The deadline is today. And in St. Louis a 2009 franchise player could be in for a rude awakening when he hears about his own offer.
Jim Thomas of the St. Louis Post-Dispatch reports that the Rams are “strongly considering” offering safety Oshiomogho Atogwe only $1.226 million, in order to secure a right to match any other offer he receives.
As we’ve previously explained (and as some of you have not believed, including the front office of a certain team with lightning on its helmets), the right-of-first-refusal level does not require the team to pay the player 110 percent of his 2009 base salary. In Atogwe’s case, that would be a guaranteed contract of $6.976 million.
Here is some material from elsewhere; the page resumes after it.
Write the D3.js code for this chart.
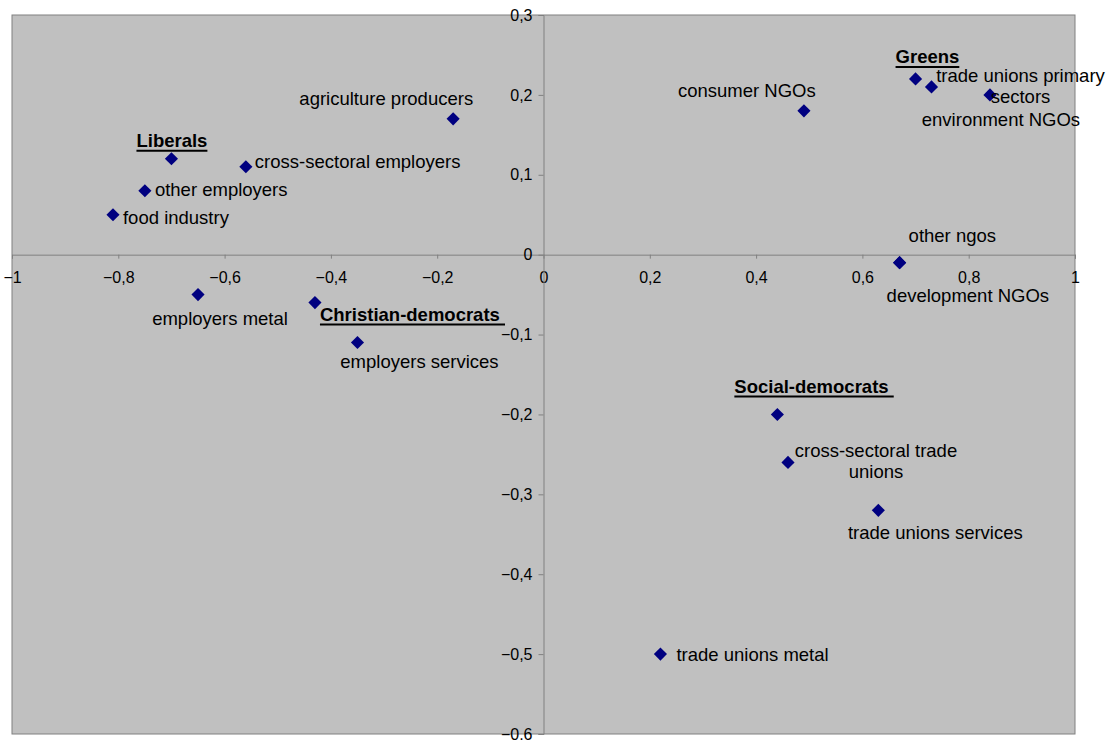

And that reference to the Chargers wasn’t gratuitous. It’s our clear understanding that
the San Diego has opted not to extend the lowest-level tender to running back Darren Sproles because the Chargers believe that they’d have to offer Sproles a one-year guaranteed deal worth nearly $7.3 million. (That said, the Chargers have until today to change their minds.)
The Rams in this regard are getting it right. And Thomas thinks that Atogwe could end up being upset.
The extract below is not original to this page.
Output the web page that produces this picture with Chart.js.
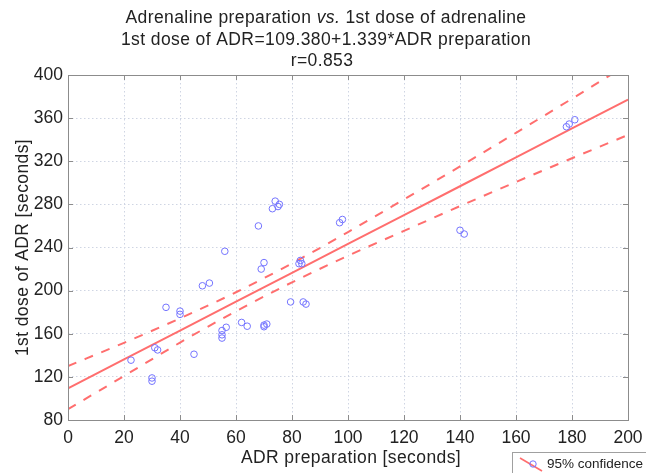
<!DOCTYPE html>
<html>
<head>
<meta charset="utf-8">
<script src="https://cdn.jsdelivr.net/npm/chart.js@4.4.0/dist/chart.umd.min.js"></script>
<style>
  html, body { margin: 0; padding: 0; background: #fff; }
  #wrap { width: 646px; height: 473px; }
</style>
</head>
<body>
<div id="wrap"><canvas id="chart" width="646" height="473"></canvas></div>
<script>
// Scatter data (seconds)
let prepSeconds = [22.5, 30, 30, 31, 32, 35, 40, 40, 45, 48, 50.5, 55, 56.5, 55, 55, 56,
    62, 64, 70, 71, 70, 68, 69, 70, 73, 74, 75.5, 75, 79.5, 84, 85, 83, 82.5, 83.5,
    97, 98, 140, 141.5, 178, 179, 181];
let doseSeconds = [135.5, 116, 119, 147, 145, 184.5, 181, 178, 141, 204.5, 207, 163, 166, 159, 156, 236.5,
    170.5, 167, 168, 169, 166.5, 260, 220, 226, 276, 283, 280, 278, 189.5, 189.5, 187.5, 228, 225, 225,
    263, 266, 256, 252.5, 352, 354.5, 358.5];

// Fit line and 95% confidence band, read at every 20 s
let fitX = [0, 20, 40, 60, 80, 100, 120, 140, 160, 180, 200];
let fitLine = [109.4, 136.2, 163.0, 189.7, 216.5, 243.3, 270.0, 296.8, 323.6, 350.4, 377.2];
let upperBand = [130.0, 151.6, 174.3, 198.5, 225.3, 254.3, 284.6, 315.2, 346.4, 378.0, 410.0];
let lowerBand = [90.0, 120.8, 151.8, 180.9, 207.7, 232.3, 255.4, 278.4, 300.8, 322.8, 344.4];

let titleLines = ["Adrenaline preparation ", "vs.", " 1st dose of adrenaline",
    "1st dose of ADR=109.380+1.339*ADR preparation", "r=0.853"];
let xTitle = "ADR preparation [seconds]";
let yTitle = "1st dose of ADR [seconds]";
let legendText = "95% confidence";

let xMin = 0, xMax = 200, xStep = 20;
let yMin = 80, yMax = 400, yStep = 40;

let pointColor = "#7474ff";
let lineColor = "#ff6e6e";
let font = "'Liberation Sans', Arial, sans-serif";

function toXY(xs, ys) {
    let out = [];
    for (let i = 0; i < xs.length; i++) {
        out.push({ x: xs[i], y: ys[i] });
    }
    return out;
}

// frame, inner tick marks, titles and legend
let decorations = {
    id: "decorations",
    afterDatasetsDraw(chart) {
        let ctx = chart.ctx;
        let a = chart.chartArea;
        ctx.save();
        ctx.strokeStyle = "#8c8c8c";
        ctx.lineWidth = 1;
        ctx.strokeRect(Math.round(a.left) + 0.5, Math.round(a.top) + 0.5,
            Math.round(a.right - a.left), Math.round(a.bottom - a.top));
        ctx.beginPath();
        for (let v = xMin; v <= xMax; v += xStep) {
            let px = Math.round(chart.scales.x.getPixelForValue(v)) + 0.5;
            ctx.moveTo(px, a.bottom); ctx.lineTo(px, a.bottom - 5);
            ctx.moveTo(px, a.top); ctx.lineTo(px, a.top + 5);
        }
        for (let v = yMin; v <= yMax; v += yStep) {
            let py = Math.round(chart.scales.y.getPixelForValue(v)) + 0.5;
            ctx.moveTo(a.left, py); ctx.lineTo(a.left + 5, py);
            ctx.moveTo(a.right, py); ctx.lineTo(a.right - 5, py);
        }
        ctx.stroke();
        ctx.restore();
    },
    afterDraw(chart) {
        let ctx = chart.ctx;
        ctx.save();
        ctx.fillStyle = "#222";
        ctx.textBaseline = "alphabetic";
        ctx.letterSpacing = "0.4px";

        // title, first line has italic "vs."
        let normal = "17.5px " + font;
        let italic = "italic 17.5px " + font;
        ctx.font = normal;
        let w1 = ctx.measureText(titleLines[0]).width;
        let w3 = ctx.measureText(titleLines[2]).width;
        ctx.font = italic;
        let w2 = ctx.measureText(titleLines[1]).width;
        let x0 = 326 - (w1 + w2 + w3) / 2;
        ctx.textAlign = "left";
        ctx.font = normal;
        ctx.fillText(titleLines[0], x0, 23);
        ctx.font = italic;
        ctx.fillText(titleLines[1], x0 + w1, 23);
        ctx.font = normal;
        ctx.fillText(titleLines[2], x0 + w1 + w2, 23);
        ctx.textAlign = "center";
        ctx.fillText(titleLines[3], 326, 44.5);
        ctx.fillText(titleLines[4], 322, 65.5);

        // axis titles
        ctx.fillText(xTitle, 351, 463);
        ctx.save();
        ctx.translate(28, 247.5);
        ctx.rotate(-Math.PI / 2);
        ctx.fillText(yTitle, 0, 0);
        ctx.restore();

        // legend box
        ctx.letterSpacing = "0px";
        ctx.fillStyle = "#fff";
        ctx.fillRect(512.5, 452.5, 140, 30);
        ctx.strokeStyle = "#a0a0a0";
        ctx.lineWidth = 1;
        ctx.strokeRect(512.5, 452.5, 140, 30);
        ctx.strokeStyle = lineColor;
        ctx.lineWidth = 1.6;
        ctx.beginPath();
        ctx.moveTo(520, 458);
        ctx.lineTo(542, 471);
        ctx.stroke();
        ctx.strokeStyle = pointColor;
        ctx.lineWidth = 1;
        ctx.beginPath();
        ctx.arc(533, 464, 3.2, 0, Math.PI * 2);
        ctx.stroke();
        ctx.fillStyle = "#222";
        ctx.textAlign = "left";
        ctx.font = "13.5px " + font;
        ctx.fillText(legendText, 547, 468);
        ctx.restore();
    }
};

let ctx = document.getElementById("chart").getContext("2d");

let chart = new Chart(ctx, {
    type: "scatter",
    data: {
        datasets: [{
            label: "data",
            data: toXY(prepSeconds, doseSeconds),
            showLine: false,
            pointRadius: 3.3,
            pointBorderWidth: 1,
            pointBorderColor: pointColor,
            pointBackgroundColor: "rgba(0,0,0,0)"
        }, {
            label: "fit",
            data: toXY(fitX, fitLine),
            showLine: true,
            pointRadius: 0,
            borderColor: lineColor,
            borderWidth: 2,
            tension: 0
        }, {
            label: "upper",
            data: toXY(fitX, upperBand),
            showLine: true,
            pointRadius: 0,
            borderColor: lineColor,
            borderWidth: 2,
            borderDash: [9, 9],
            cubicInterpolationMode: "monotone"
        }, {
            label: "lower",
            data: toXY(fitX, lowerBand),
            showLine: true,
            pointRadius: 0,
            borderColor: lineColor,
            borderWidth: 2,
            borderDash: [9, 9],
            cubicInterpolationMode: "monotone"
        }]
    },
    options: {
        responsive: false,
        animation: false,
        layout: { padding: { top: 75, right: 18, left: 0, bottom: 0 } },
        plugins: {
            legend: { display: false },
            title: { display: false },
            tooltip: { enabled: false }
        },
        scales: {
            x: {
                type: "linear",
                min: xMin,
                max: xMax,
                ticks: {
                    stepSize: xStep,
                    color: "#222",
                    padding: 8,
                    maxRotation: 0,
                    font: { family: font, size: 17.5 }
                },
                grid: { color: "#cfd5e3", drawTicks: false, lineWidth: 1 },
                border: { display: false, dash: [1.5, 2.5] },
                afterFit: function (scale) {
                    scale.height = 53;
                    scale.paddingLeft = 0;
                    scale.paddingRight = 0;
                }
            },
            y: {
                type: "linear",
                min: yMin,
                max: yMax,
                ticks: {
                    stepSize: yStep,
                    color: "#222",
                    padding: 5,
                    font: { family: font, size: 17.5 }
                },
                grid: { color: "#cfd5e3", drawTicks: false, lineWidth: 1 },
                border: { display: false, dash: [1.5, 2.5] },
                afterFit: function (scale) {
                    scale.width = 68;
                    scale.paddingTop = 0;
                    scale.paddingBottom = 0;
                }
            }
        }
    },
    plugins: [decorations]
});
</script>
</body>
</html>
But he shouldn’t be. He’ll be able to cut his best deal on the open market, and the only thing his prospective new team could be losing is the time and effort spent negotiating the deal, if the Rams match it.
Then there’s the Hutchinson-Burleson poison pill. If the offer sheet contains $40 million in non-guaranteed money that becomes fully guaranteed if he plays five or more games in Missouri or some other factor that would apply to the Rams but not his new team, the Rams surely wouldn’t match the offer.
The bigger question is whether teams will use this still-valid tool — and whether the NFLPA will pitch a fit if they don’t.